The next plotline is, of course, the spy. From nearly the very beginning of the book, we know that the spy has to be one of two people. Tolk and Klo Merit are the only two people that we know from the camp who travel to the Medstar before the explosion. When Tolk starts giving Jos the cold shoulder, we are supposed to think that she is the spy, so even if I didn't know that the admiral spoke to her about their relationship, I was more likely to believe that she wasn't the spy. Klo even suggested that she might be the spy to Jos, which seemed to me that he was shifting the focus. There was no mystery for me: of course, Klo turned out to be the spy, the saboteur, and was killed by Jos. His motivation was very sketchy, having had his planet destroyed by a superweapon experiment gone wrong. He blames the Republic, but doesn't seem to have done his research well on the Separatists -they are just as bad, if not worse.

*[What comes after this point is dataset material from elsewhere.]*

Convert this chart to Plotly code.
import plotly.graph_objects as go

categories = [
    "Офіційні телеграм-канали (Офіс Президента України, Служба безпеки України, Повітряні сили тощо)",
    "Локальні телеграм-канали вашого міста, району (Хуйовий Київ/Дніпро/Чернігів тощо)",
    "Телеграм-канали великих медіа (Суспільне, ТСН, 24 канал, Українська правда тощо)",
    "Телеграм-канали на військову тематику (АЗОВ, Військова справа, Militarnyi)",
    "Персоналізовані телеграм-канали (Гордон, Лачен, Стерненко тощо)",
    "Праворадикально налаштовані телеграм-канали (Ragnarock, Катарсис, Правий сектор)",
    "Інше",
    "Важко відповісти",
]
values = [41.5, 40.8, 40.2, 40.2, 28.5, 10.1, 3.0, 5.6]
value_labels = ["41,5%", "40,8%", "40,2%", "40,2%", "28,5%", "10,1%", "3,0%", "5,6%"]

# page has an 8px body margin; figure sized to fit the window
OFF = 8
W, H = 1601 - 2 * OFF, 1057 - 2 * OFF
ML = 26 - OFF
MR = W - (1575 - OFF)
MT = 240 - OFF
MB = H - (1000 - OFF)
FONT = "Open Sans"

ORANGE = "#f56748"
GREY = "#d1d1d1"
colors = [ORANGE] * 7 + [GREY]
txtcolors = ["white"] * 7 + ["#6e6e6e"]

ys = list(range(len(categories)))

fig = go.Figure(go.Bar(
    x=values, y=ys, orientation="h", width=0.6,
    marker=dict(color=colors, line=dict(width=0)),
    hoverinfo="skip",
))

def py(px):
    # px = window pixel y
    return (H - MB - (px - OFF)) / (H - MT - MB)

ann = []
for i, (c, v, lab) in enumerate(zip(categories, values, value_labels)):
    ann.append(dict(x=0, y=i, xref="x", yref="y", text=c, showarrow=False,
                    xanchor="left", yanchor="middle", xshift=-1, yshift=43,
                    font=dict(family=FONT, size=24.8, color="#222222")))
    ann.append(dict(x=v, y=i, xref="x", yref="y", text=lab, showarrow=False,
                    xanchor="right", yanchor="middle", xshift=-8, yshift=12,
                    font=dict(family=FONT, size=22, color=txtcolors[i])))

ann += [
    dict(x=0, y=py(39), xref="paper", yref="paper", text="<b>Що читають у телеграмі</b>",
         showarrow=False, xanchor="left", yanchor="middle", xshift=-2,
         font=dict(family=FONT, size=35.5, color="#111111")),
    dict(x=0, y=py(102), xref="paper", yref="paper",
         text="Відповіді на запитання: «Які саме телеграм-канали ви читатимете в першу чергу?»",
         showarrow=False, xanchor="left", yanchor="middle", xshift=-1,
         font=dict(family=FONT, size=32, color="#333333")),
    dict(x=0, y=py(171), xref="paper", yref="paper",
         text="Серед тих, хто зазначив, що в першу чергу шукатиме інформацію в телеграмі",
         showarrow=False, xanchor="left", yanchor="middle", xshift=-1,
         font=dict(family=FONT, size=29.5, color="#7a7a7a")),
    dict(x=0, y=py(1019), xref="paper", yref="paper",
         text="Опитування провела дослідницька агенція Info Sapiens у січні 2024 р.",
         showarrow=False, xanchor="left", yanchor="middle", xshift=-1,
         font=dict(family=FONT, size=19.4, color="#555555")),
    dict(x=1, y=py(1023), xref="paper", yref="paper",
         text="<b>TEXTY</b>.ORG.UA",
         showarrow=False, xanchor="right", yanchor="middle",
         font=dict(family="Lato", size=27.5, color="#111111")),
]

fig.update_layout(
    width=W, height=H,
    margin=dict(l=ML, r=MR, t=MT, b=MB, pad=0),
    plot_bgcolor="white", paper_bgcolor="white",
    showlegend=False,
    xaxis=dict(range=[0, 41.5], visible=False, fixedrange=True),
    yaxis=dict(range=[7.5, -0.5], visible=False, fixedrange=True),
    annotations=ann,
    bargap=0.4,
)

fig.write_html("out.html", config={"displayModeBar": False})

The final plot involves the Nedji Kaird, who works for Black Sun. It hadn't occurred to me earlier that Steve Perry was the author of Shadows of the Empire, the original Black Sun novel. Of course it would have to crop up. Kaird discovers that the bota is mutating, making it worthless in the near future. This is what makes it irrelevant by the time of A New Hope. This was a strange plot point, however, as the Separatists get the information from the spy way before the Republic forces do, meaning that they push for an all-out attack on the republic medical facility. It would have made more sense for them to make another few pushes forward on the front lines of the war, like they did at the end of the last book, in order to gain as much bota as possible to be packed in carbonite. Only Kaird and Den got this information, though, so nobody else could even scheme about it.

Kaird, for his part, was constantly scheming, even hoping to retire from Black Sun after getting rich from his newly stolen bota. Kaird takes over an unusually large portion of the book, considering the lack of payoff. The people he was working with betray him, giving him an active bomb instead of carbon-sealed bota. Kaird neither gets rich, nor vengeance. Presumably this will be picked up again sometime in the future.

The book started out fairly interesting, rehashing a bit too much of what went on in the last book, but at least keeping it interesting by using tongue-twisting euphemisms and descriptions -all using a uniquely Star Wars flavor. After a while, though, it became overdone. Also overdone was the medical and military technobabble. Some people like this kind of detail, and I usually don't mind it too much. While watching er, I can tune out most of it. But in many cases, it was packed in much too heavily, making the operating room scenes some of my least favorite.

There were many interesting bits of scenery -things that didn't mean much, but were nice to see, nonetheless. One of these was the snow under the dome, and the way people coped with it. Jos, with a wardrobe meant for a planet with stifling heat, was cold and miserable.

All in all, this series was about a team of doctors on the front lines, with spies and thieves, and a bunch of small and barely significant personal problems. It was an interesting read, and the characters were mostly well defined. I like character stories, but I also like things to happen, or to be relevant in some way. Reading characters for the sake of reading characters is not as enjoyable as reading characters who interact with situations. These situations were just not very interesting.

So far, I can't say that I've truly enjoyed any of the Clone Wars novels. These were good enough, but better luck in the next one, I hope.